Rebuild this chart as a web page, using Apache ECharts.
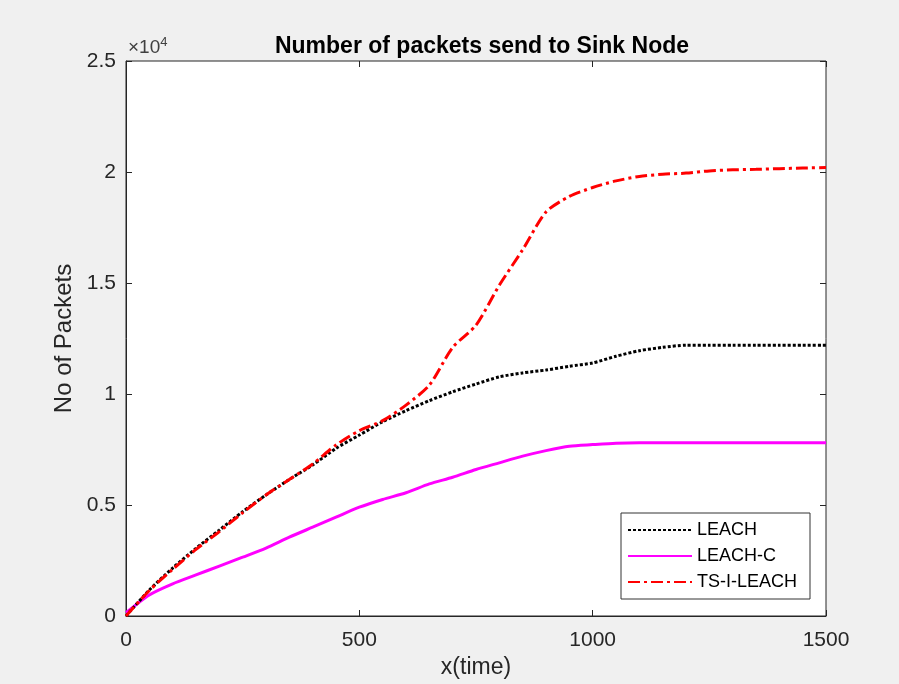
<!DOCTYPE html>
<html>
<head>
    <meta charset="utf-8">
    <title>Packets to sink</title>
    <script src="https://cdn.jsdelivr.net/npm/echarts@6/dist/echarts.min.js"></script>
    <style>
        html, body { margin: 0; padding: 0; background: #f0f0f0; }
        #chart { width: 899px; height: 684px; }
    </style>
</head>
<body>
<div id="chart"></div>
<script>
    // time values (x)
    var times = [0, 50, 100, 150, 200, 250, 300, 350, 400, 450, 500, 550, 600, 650, 700, 750,
        800, 850, 900, 950, 1000, 1050, 1100, 1150, 1200, 1250, 1300, 1350, 1400, 1450, 1500];
    var leach = [0, 1170, 2160, 3050, 3870, 4700, 5450, 6150, 6800, 7550, 8150, 8750, 9250, 9700, 10100, 10450,
        10770, 10950, 11080, 11250, 11400, 11700, 11950, 12100, 12200, 12200, 12200, 12200, 12200, 12200, 12200];
    var leachC = [150, 950, 1450, 1850, 2250, 2650, 3060, 3550, 4000, 4450, 4900, 5250, 5550, 5950, 6250, 6600,
        6900, 7200, 7450, 7650, 7720, 7780, 7800, 7800, 7800, 7800, 7800, 7800, 7800, 7800, 7800];
    var tsiLeach = [0, 1150, 2100, 3000, 3800, 4650, 5450, 6150, 6850, 7700, 8350, 8800, 9500, 10400, 12100, 13100,
        14900, 16500, 18200, 18900, 19300, 19600, 19800, 19900, 19950, 20050, 20100, 20120, 20150, 20180, 20200];
    var xTicks = [0, 500, 1000, 1500];
    var yTicks = ['0', '0.5', '1', '1.5', '2', '2.5'];

    function pairs(ys) {
        var out = [];
        for (var i = 0; i < times.length; i++) out.push([times[i], ys[i]]);
        return out;
    }

    var chart = echarts.init(document.getElementById('chart'));
    var axisCol = '#262626';
    var font = 'Liberation Sans';

    // bare axes that only draw inward ticks on the top and right sides of the box
    function tickOnly(pos, max, step) {
        return {
            type: 'value', position: pos, min: 0, max: max, interval: step,
            axisLine: { show: false, onZero: false },
            axisTick: { show: true, inside: true, length: 6, lineStyle: { color: axisCol } },
            axisLabel: { show: false }, splitLine: { show: false }
        };
    }

    var option = {
        backgroundColor: '#f0f0f0',
        animation: false,
        title: {
            text: 'Number of packets send to Sink Node',
            left: 477, top: 30, textAlign: 'center',
            textStyle: { fontFamily: font, fontSize: 23, fontWeight: 'bold', color: '#000' }
        },
        grid: {
            left: 126, right: 73, top: 61, bottom: 68,
            outerBoundsMode: 'none', containLabel: false,
            show: true, backgroundColor: '#fff', borderColor: '#262626', borderWidth: 1
        },
        legend: {
            left: 621, top: 513, orient: 'vertical',
            backgroundColor: '#fff', borderColor: '#333', borderWidth: 1, borderRadius: 0,
            padding: [8, 13, 8, 6], itemGap: 8, itemWidth: 64, itemHeight: 14,
            itemStyle: { opacity: 0 },
            textStyle: { fontFamily: font, fontSize: 18, color: '#000' },
            data: ['LEACH', 'LEACH-C', 'TS-I-LEACH']
        },
        xAxis: [{
            type: 'value', min: 0, max: 1500, interval: 500,
            name: 'x(time)', nameLocation: 'middle', nameGap: 38,
            nameTextStyle: { fontFamily: font, fontSize: 23, color: axisCol },
            axisLine: { onZero: false, lineStyle: { color: axisCol } },
            axisTick: { inside: true, length: 6, lineStyle: { color: axisCol } },
            axisLabel: {
                fontFamily: font, fontSize: 21, color: axisCol, margin: 14,
                formatter: function (v) { return String(xTicks[xTicks.indexOf(v)]); }
            },
            splitLine: { show: false }
        }, tickOnly('top', 1500, 500)],
        yAxis: [{
            type: 'value', min: 0, max: 25000, interval: 5000,
            name: 'No of Packets', nameLocation: 'middle', nameGap: 46,
            nameTextStyle: { fontFamily: font, fontSize: 24, color: axisCol },
            axisLine: { show: true, onZero: false, lineStyle: { color: axisCol } },
            axisTick: { show: true, inside: true, length: 6, lineStyle: { color: axisCol } },
            axisLabel: {
                fontFamily: font, fontSize: 21, color: axisCol, margin: 10,
                formatter: function (v) { return yTicks[Math.round(v / 5000)]; }
            },
            splitLine: { show: false }
        }, tickOnly('right', 25000, 5000)],
        graphic: [{
            type: 'text', left: 128, top: 36,
            style: {
                text: '{a|\u00d710}{b|4}',
                rich: {
                    a: { fontFamily: font, fontSize: 19, fill: '#404040' },
                    b: { fontFamily: font, fontSize: 13, fill: '#404040', verticalAlign: 'top', padding: [0, 0, 10, 0] }
                }
            }
        }],
        series: [{
            name: 'LEACH', type: 'line', showSymbol: false, symbol: 'none', smooth: 0.25,
            data: pairs(leach), color: '#000',
            lineStyle: { color: '#000', width: 3, type: [3, 2] }, z: 3
        }, {
            name: 'LEACH-C', type: 'line', showSymbol: false, symbol: 'none', smooth: 0.25,
            data: pairs(leachC), color: '#ff00ff',
            lineStyle: { color: '#ff00ff', width: 3 }, z: 2
        }, {
            name: 'TS-I-LEACH', type: 'line', showSymbol: false, symbol: 'none', smooth: 0.25,
            data: pairs(tsiLeach), color: '#ff0000',
            lineStyle: { color: '#ff0000', width: 3, type: [12, 4, 3, 4] }, z: 4
        }]
    };
    chart.setOption(option);
</script>
</body>
</html>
....
* Stated goal *
Every line is to be duplicated exactly, though pictures stay out.

* Finished answer *
Rebuild this chart as a web page, using Apache ECharts.
<!DOCTYPE html>
<html>
<head>
    <meta charset="utf-8">
    <title>Packets to sink</title>
    <script src="https://cdn.jsdelivr.net/npm/echarts@6/dist/echarts.min.js"></script>
    <style>
        html, body { margin: 0; padding: 0; background: #f0f0f0; }
        #chart { width: 899px; height: 684px; }
    </style>
</head>
<body>
<div id="chart"></div>
<script>
    // time values (x)
    var times = [0, 50, 100, 150, 200, 250, 300, 350, 400, 450, 500, 550, 600, 650, 700, 750,
        800, 850, 900, 950, 1000, 1050, 1100, 1150, 1200, 1250, 1300, 1350, 1400, 1450, 1500];
    var leach = [0, 1170, 2160, 3050, 3870, 4700, 5450, 6150, 6800, 7550, 8150, 8750, 9250, 9700, 10100, 10450,
        10770, 10950, 11080, 11250, 11400, 11700, 11950, 12100, 12200, 12200, 12200, 12200, 12200, 12200, 12200];
    var leachC = [150, 950, 1450, 1850, 2250, 2650, 3060, 3550, 4000, 4450, 4900, 5250, 5550, 5950, 6250, 6600,
        6900, 7200, 7450, 7650, 7720, 7780, 7800, 7800, 7800, 7800, 7800, 7800, 7800, 7800, 7800];
    var tsiLeach = [0, 1150, 2100, 3000, 3800, 4650, 5450, 6150, 6850, 7700, 8350, 8800, 9500, 10400, 12100, 13100,
        14900, 16500, 18200, 18900, 19300, 19600, 19800, 19900, 19950, 20050, 20100, 20120, 20150, 20180, 20200];
    var xTicks = [0, 500, 1000, 1500];
    var yTicks = ['0', '0.5', '1', '1.5', '2', '2.5'];

    function pairs(ys) {
        var out = [];
        for (var i = 0; i < times.length; i++) out.push([times[i], ys[i]]);
        return out;
    }

    var chart = echarts.init(document.getElementById('chart'));
    var axisCol = '#262626';
    var font = 'Liberation Sans';

    // bare axes that only draw inward ticks on the top and right sides of the box
    function tickOnly(pos, max, step) {
        return {
            type: 'value', position: pos, min: 0, max: max, interval: step,
            axisLine: { show: false, onZero: false },
            axisTick: { show: true, inside: true, length: 6, lineStyle: { color: axisCol } },
            axisLabel: { show: false }, splitLine: { show: false }
        };
    }

    var option = {
        backgroundColor: '#f0f0f0',
        animation: false,
        title: {
            text: 'Number of packets send to Sink Node',
            left: 477, top: 30, textAlign: 'center',
            textStyle: { fontFamily: font, fontSize: 23, fontWeight: 'bold', color: '#000' }
        },
        grid: {
            left: 126, right: 73, top: 61, bottom: 68,
            outerBoundsMode: 'none', containLabel: false,
            show: true, backgroundColor: '#fff', borderColor: '#262626', borderWidth: 1
        },
        legend: {
            left: 621, top: 513, orient: 'vertical',
            backgroundColor: '#fff', borderColor: '#333', borderWidth: 1, borderRadius: 0,
            padding: [8, 13, 8, 6], itemGap: 8, itemWidth: 64, itemHeight: 14,
            itemStyle: { opacity: 0 },
            textStyle: { fontFamily: font, fontSize: 18, color: '#000' },
            data: ['LEACH', 'LEACH-C', 'TS-I-LEACH']
        },
        xAxis: [{
            type: 'value', min: 0, max: 1500, interval: 500,
            name: 'x(time)', nameLocation: 'middle', nameGap: 38,
            nameTextStyle: { fontFamily: font, fontSize: 23, color: axisCol },
            axisLine: { onZero: false, lineStyle: { color: axisCol } },
            axisTick: { inside: true, length: 6, lineStyle: { color: axisCol } },
            axisLabel: {
                fontFamily: font, fontSize: 21, color: axisCol, margin: 14,
                formatter: function (v) { return String(xTicks[xTicks.indexOf(v)]); }
            },
            splitLine: { show: false }
        }, tickOnly('top', 1500, 500)],
        yAxis: [{
            type: 'value', min: 0, max: 25000, interval: 5000,
            name: 'No of Packets', nameLocation: 'middle', nameGap: 46,
            nameTextStyle: { fontFamily: font, fontSize: 24, color: axisCol },
            axisLine: { show: true, onZero: false, lineStyle: { color: axisCol } },
            axisTick: { show: true, inside: true, length: 6, lineStyle: { color: axisCol } },
            axisLabel: {
                fontFamily: font, fontSize: 21, color: axisCol, margin: 10,
                formatter: function (v) { return yTicks[Math.round(v / 5000)]; }
            },
            splitLine: { show: false }
        }, tickOnly('right', 25000, 5000)],
        graphic: [{
            type: 'text', left: 128, top: 36,
            style: {
                text: '{a|\u00d710}{b|4}',
                rich: {
                    a: { fontFamily: font, fontSize: 19, fill: '#404040' },
                    b: { fontFamily: font, fontSize: 13, fill: '#404040', verticalAlign: 'top', padding: [0, 0, 10, 0] }
                }
            }
        }],
        series: [{
            name: 'LEACH', type: 'line', showSymbol: false, symbol: 'none', smooth: 0.25,
            data: pairs(leach), color: '#000',
            lineStyle: { color: '#000', width: 3, type: [3, 2] }, z: 3
        }, {
            name: 'LEACH-C', type: 'line', showSymbol: false, symbol: 'none', smooth: 0.25,
            data: pairs(leachC), color: '#ff00ff',
            lineStyle: { color: '#ff00ff', width: 3 }, z: 2
        }, {
            name: 'TS-I-LEACH', type: 'line', showSymbol: false, symbol: 'none', smooth: 0.25,
            data: pairs(tsiLeach), color: '#ff0000',
            lineStyle: { color: '#ff0000', width: 3, type: [12, 4, 3, 4] }, z: 4
        }]
    };
    chart.setOption(option);
</script>
</body>
</html>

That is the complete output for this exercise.